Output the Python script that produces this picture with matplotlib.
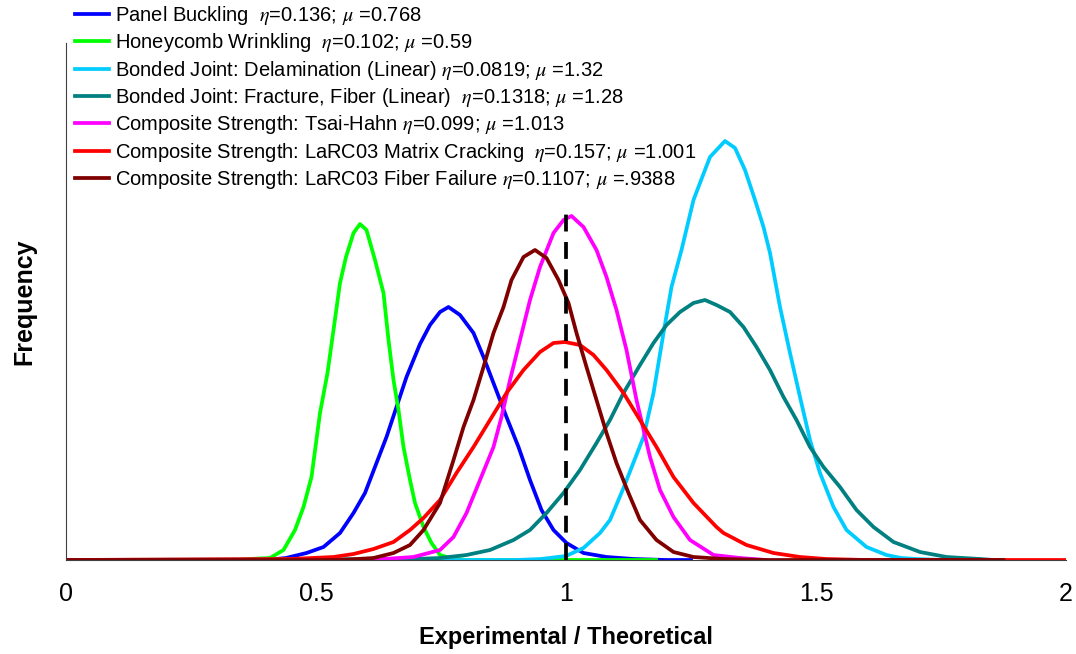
import matplotlib
matplotlib.use("Agg")
import matplotlib.pyplot as plt

plt.rcParams['font.family'] = ['Liberation Sans', 'DejaVu Sans']
plt.rcParams['mathtext.fontset'] = 'stix'

# ---- data (y = relative frequency) ----
pb_x = [0, 0.40, 0.44, 0.481, 0.515, 0.548, 0.575, 0.598, 0.621, 0.641, 0.661, 0.681, 0.708, 0.728, 0.748,
        0.765, 0.788, 0.815, 0.835, 0.858, 0.881, 0.905, 0.928, 0.951, 0.975, 1.001, 1.035, 1.081, 1.135, 1.2, 1.25]
pb_y = [0, 0, 2, 7, 13, 27, 47, 67, 97, 123, 153, 183, 216, 235, 248,
        253, 245, 227, 203, 173, 143, 113, 80, 50, 30, 17, 7, 3, 1, 0, 0]

hw_x = [0, 0.35, 0.368, 0.408, 0.435, 0.458, 0.475, 0.491, 0.508, 0.523, 0.535, 0.548, 0.56, 0.575, 0.588,
        0.601, 0.618, 0.635, 0.645, 0.655, 0.665, 0.675, 0.688, 0.698, 0.715, 0.731, 0.748, 0.768, 0.80, 1.18]
hw_y = [0, 0, 1, 2, 10, 30, 53, 83, 147, 187, 230, 277, 303, 327, 336,
        330, 300, 267, 220, 180, 150, 113, 80, 57, 33, 17, 5, 2, 0, 0]

dl_x = [0, 0.90, 0.95, 1.0, 1.035, 1.068, 1.088, 1.115, 1.155, 1.175, 1.195, 1.211, 1.231, 1.255, 1.268,
        1.288, 1.318, 1.338, 1.358, 1.378, 1.395, 1.408, 1.428, 1.448, 1.468, 1.488, 1.508, 1.535, 1.561,
        1.601, 1.641, 1.67, 1.70, 1.75]
dl_y = [0, 0, 1, 4, 12, 27, 40, 72, 123, 167, 227, 273, 310, 360, 377,
        403, 419, 412, 390, 360, 333, 307, 253, 207, 163, 120, 87, 53, 30,
        13, 5, 2, 1, 0]

ff_x = [0, 0.70, 0.748, 0.801, 0.848, 0.895, 0.928, 0.961, 0.995, 1.028, 1.061, 1.088, 1.115, 1.148, 1.175,
        1.201, 1.228, 1.255, 1.278, 1.301, 1.328, 1.355, 1.381, 1.408, 1.435, 1.461, 1.488, 1.515, 1.548,
        1.581, 1.615, 1.655, 1.708, 1.761, 1.828, 1.855]
ff_y = [0, 1, 2, 5, 10, 20, 30, 47, 67, 90, 117, 140, 167, 195, 217,
        235, 248, 257, 260, 255, 248, 233, 213, 190, 163, 140, 113, 93, 73,
        50, 33, 18, 8, 3, 1, 0]

th_x = [0, 0.60, 0.635, 0.695, 0.748, 0.775, 0.801, 0.828, 0.855, 0.871, 0.888, 0.908, 0.928, 0.948, 0.975,
        0.995, 1.011, 1.035, 1.061, 1.081, 1.101, 1.121, 1.141, 1.168, 1.188, 1.215, 1.248, 1.295, 1.348, 1.40]
th_y = [0, 0, 1, 3, 10, 23, 47, 80, 113, 143, 180, 220, 260, 293, 327,
        340, 344, 333, 310, 283, 250, 210, 160, 103, 70, 43, 20, 5, 2, 0]

mc_x = [0, 0.45, 0.535, 0.575, 0.615, 0.655, 0.688, 0.715, 0.748, 0.781, 0.815, 0.848, 0.881, 0.915, 0.948,
        0.975, 0.998, 1.028, 1.055, 1.081, 1.115, 1.148, 1.181, 1.215, 1.255, 1.301, 1.315, 1.361, 1.415,
        1.468, 1.52, 1.6, 2.0]
mc_y = [0, 1, 3, 6, 11, 18, 30, 42, 60, 87, 113, 140, 167, 190, 208,
        217, 218, 215, 205, 190, 167, 140, 113, 83, 57, 33, 27, 15, 7,
        3, 1, 0, 0]

fb_x = [0, 0.55, 0.615, 0.655, 0.688, 0.715, 0.748, 0.775, 0.795, 0.815, 0.835, 0.855, 0.875, 0.891, 0.915,
        0.938, 0.961, 0.985, 1.005, 1.021, 1.041, 1.061, 1.081, 1.101, 1.125, 1.148, 1.181, 1.215, 1.255,
        1.315, 1.40, 1.875]
fb_y = [0, 0, 2, 7, 15, 30, 57, 100, 133, 160, 193, 227, 253, 280, 303,
        310, 302, 280, 257, 227, 193, 160, 127, 97, 67, 40, 20, 8, 3,
        1, 0, 0]

ref_x = [1.0, 1.0]
ref_y = [0, 353]

labels = [
    r'Panel Buckling  $\eta$=0.136; $\mu$ =0.768',
    r'Honeycomb Wrinkling  $\eta$=0.102; $\mu$ =0.59',
    r'Bonded Joint: Delamination (Linear) $\eta$=0.0819; $\mu$ =1.32',
    r'Bonded Joint: Fracture, Fiber (Linear)  $\eta$=0.1318; $\mu$ =1.28',
    r'Composite Strength: Tsai-Hahn $\eta$=0.099; $\mu$ =1.013',
    r'Composite Strength: LaRC03 Matrix Cracking  $\eta$=0.157; $\mu$ =1.001',
    r'Composite Strength: LaRC03 Fiber Failure $\eta$=0.1107; $\mu$ =.9388',
]
colors = ['#0000FF', '#00FF00', '#00CCFF', '#008080', '#FF00FF', '#FF0000', '#800000']
series = [(pb_x, pb_y), (hw_x, hw_y), (dl_x, dl_y), (ff_x, ff_y), (th_x, th_y), (mc_x, mc_y), (fb_x, fb_y)]

fig = plt.figure(figsize=(10.76, 6.54), dpi=100)
ax = fig.add_axes([66/1076, 1 - 560/654, 1000/1076, 517/654])

handles = []
for (xs, ys), c, lab in zip(series, colors, labels):
    h, = ax.plot(xs, ys, color=c, lw=2.7, label=lab, solid_joinstyle='round')
    handles.append(h)

ax.plot(ref_x, ref_y, color='black', lw=2.7, linestyle=(0, (4.5, 2.8)))

ax.set_xlim(0, 2)
ax.set_ylim(0, 517)
ax.set_xticks([0, 0.5, 1, 1.5, 2])
ax.set_xticklabels(['0', '0.5', '1', '1.5', '2'])
ax.set_yticks([])
ax.tick_params(axis='x', length=0, pad=16, labelsize=18)
for s in ['top', 'right']:
    ax.spines[s].set_visible(False)
ax.spines['left'].set_color('#404040')
ax.spines['left'].set_linewidth(0.8)
ax.spines['bottom'].set_color('#404040')
ax.spines['bottom'].set_linewidth(0.8)

ax.set_xlabel('Experimental / Theoretical', fontsize=17, fontweight='bold', labelpad=14)
ax.set_ylabel('Frequency', fontsize=18, fontweight='bold', labelpad=21)

fig.legend(handles=handles, labels=labels, loc='upper left', bbox_to_anchor=(75/1076, 1 - 4/654),
           frameon=False, fontsize=14.5, handlelength=1.7, handletextpad=0.28, labelspacing=0.215,
           borderpad=0, borderaxespad=0)

fig.savefig('out.png', dpi=100)
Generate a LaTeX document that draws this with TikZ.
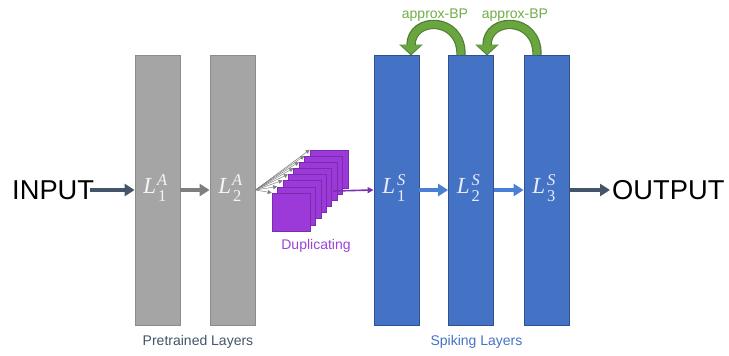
\documentclass[tikz,border=0pt]{standalone}
\usepackage{fontspec}
\setmainfont{Liberation Sans}
\newfontfamily\labserif{Liberation Serif}
\usetikzlibrary{arrows.meta}
\definecolor{grayfill}{HTML}{A5A5A5}
\definecolor{grayedge}{HTML}{8C8C8C}
\definecolor{bluefill}{HTML}{4472C4}
\definecolor{blueedge}{HTML}{2F528F}
\definecolor{bluearr}{HTML}{4A7FD6}
\definecolor{slate}{HTML}{44546A}
\definecolor{midgray}{HTML}{7F7F7F}
\definecolor{purplefill}{HTML}{9B3AD8}
\definecolor{purpleedge}{HTML}{7A2BAE}
\definecolor{purpletext}{HTML}{9A44D6}
\definecolor{purplearr}{HTML}{7A30B0}
\definecolor{greenfill}{HTML}{6AA640}
\definecolor{greenedge}{HTML}{507E32}
\definecolor{greentext}{HTML}{70AD47}
\newcommand{\layerlab}[2]{{\labserif\fontsize{23}{23}\selectfont\itshape L}\kern0.5pt\rlap{\raisebox{8pt}{\makebox[11pt][c]{\labserif\fontsize{16.5}{16.5}\selectfont\itshape #1}}}\raisebox{-7.5pt}{\makebox[11pt][c]{\labserif\fontsize{16.5}{16.5}\selectfont #2}}}
\begin{document}
\begin{tikzpicture}[x=1pt,y=-1pt,
  layerA/.style={draw=grayedge, fill=grayfill, minimum width=45pt, minimum height=270pt, inner sep=0pt, line width=0.8pt},
  layerS/.style={draw=blueedge, fill=bluefill, minimum width=45pt, minimum height=270pt, inner sep=0pt, line width=0.8pt},
  dupbox/.style={draw=purpleedge, fill=purplefill, minimum size=38pt, inner sep=0pt, line width=0.6pt},
  bigtext/.style={font=\fontsize{27.3}{30}\selectfont, text=black, inner sep=0pt},
  captext/.style={font=\fontsize{14}{16}\selectfont, inner sep=0pt},
  darkarrow/.style={draw=slate, line width=3.5pt, -{Triangle[width=12pt,length=10pt]}},
  grayarrow/.style={draw=midgray, line width=3.5pt, -{Triangle[width=12pt,length=10pt]}},
  bluearrow/.style={draw=bluearr, line width=3.5pt, -{Triangle[width=12pt,length=10pt]}},
  fanarrow/.style={draw=midgray, line width=0.5pt, -{Triangle[width=4pt,length=4pt]}},
  purplearrow/.style={draw=purplearr, line width=1.6pt, -{Triangle[width=6pt,length=6pt]}},
  greenoutline/.style={draw=greenedge, line width=9.4pt, -{Triangle[width=23pt,length=11pt]}},
  greenarrow/.style={draw=greenfill, line width=7pt, -{Triangle[width=20pt,length=9pt]}},
  greenlabel/.style={font=\fontsize{14}{16}\selectfont, text=greentext, inner sep=0pt}
]
\useasboundingbox (0,0) rectangle (729,356);

% layers
\node[layerA] (a1) at (157.5,190) {};
\node[layerA] (a2) at (232.5,190) {};
\node[layerS] (s1) at (396.5,190) {};
\node[layerS] (s2) at (471,190) {};
\node[layerS] (s3) at (546.5,190) {};
\node[inner sep=0pt, text=white!92!gray] (la1) at (155.5,188) {\layerlab{A}{1}};
\node[inner sep=0pt, text=white!92!gray] (la2) at (230.5,188) {\layerlab{A}{2}};
\node[inner sep=0pt, text=white!92!blue] (ls1) at (394.5,188) {\layerlab{S}{1}};
\node[inner sep=0pt, text=white!92!blue] (ls2) at (469,188) {\layerlab{S}{2}};
\node[inner sep=0pt, text=white!92!blue] (ls3) at (544.5,188) {\layerlab{S}{3}};

% input / output
\node[bigtext, anchor=west] (in) at (12,190) {INPUT};
\node[bigtext, anchor=west] (out) at (612,190) {OUTPUT};
\coordinate (instart) at (90,190);
\coordinate (outend) at (610,190);
\draw[darkarrow] (instart) -- (a1.west);
\draw[grayarrow] (a1.east) -- (a2.west);
\draw[bluearrow] (s1.east) -- (s2.west);
\draw[bluearrow] (s2.east) -- (s3.west);
\draw[darkarrow] (s3.east) -- (outend);

% duplicating stack
\foreach \i in {7,6,...,0} {
  \node[dupbox] (d\i) at ({291+5.43*\i},{212-6.14*\i}) {};
}
\foreach \i in {0,...,7} {
  \draw[fanarrow] (a2.east) -- (d\i.north west);
}
\coordinate (dupout) at (333,191);
\draw[purplearrow] (dupout) -- (s1.west);
\node[captext, text=purpletext] (duplab) at (316,246) {Duplicating};

% approx-BP arrows
\coordinate (g1s) at (461,55);
\coordinate (g1e) at (411,55.5);
\coordinate (g1f) at (411,54);
\coordinate (g2s) at (537,55);
\coordinate (g2e) at (487,55.5);
\coordinate (g2f) at (487,54);
\draw[greenoutline] (g1s) .. controls (462,16) and (411,16) .. (g1e);
\draw[greenarrow] (g1s) .. controls (462,16) and (411,16) .. (g1f);
\draw[greenoutline] (g2s) .. controls (538,16) and (487,16) .. (g2e);
\draw[greenarrow] (g2s) .. controls (538,16) and (487,16) .. (g2f);
\node[greenlabel] (bp1) at (435,15) {approx-BP};
\node[greenlabel] (bp2) at (515,15) {approx-BP};

% captions
\node[captext, text=slate] (pre) at (198,342) {Pretrained Layers};
\node[captext, text=bluefill] (spk) at (476.5,342) {Spiking Layers};
\end{tikzpicture}
\end{document}
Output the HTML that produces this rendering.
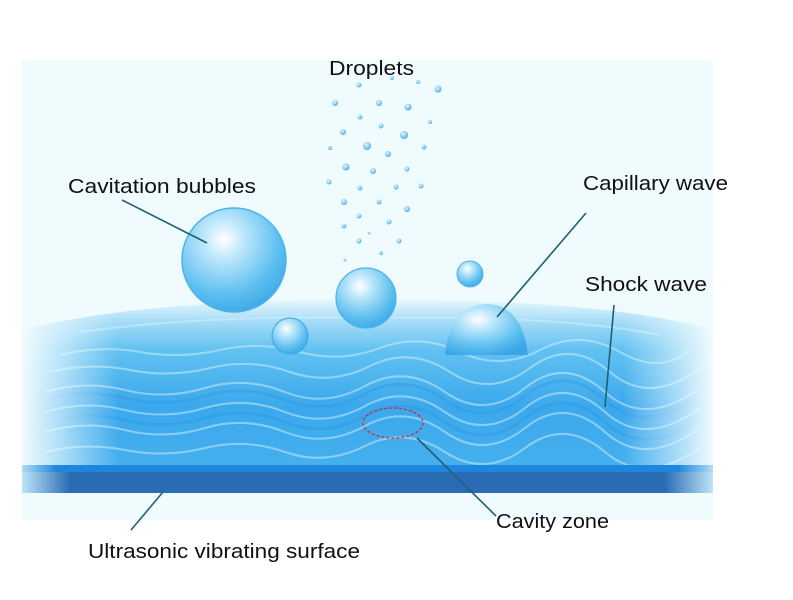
-.-.-
Show every line from the listing above in which the string "produces" appears.

Output the Python script that produces this picture with matplotlib.
Output the HTML that produces this rendering.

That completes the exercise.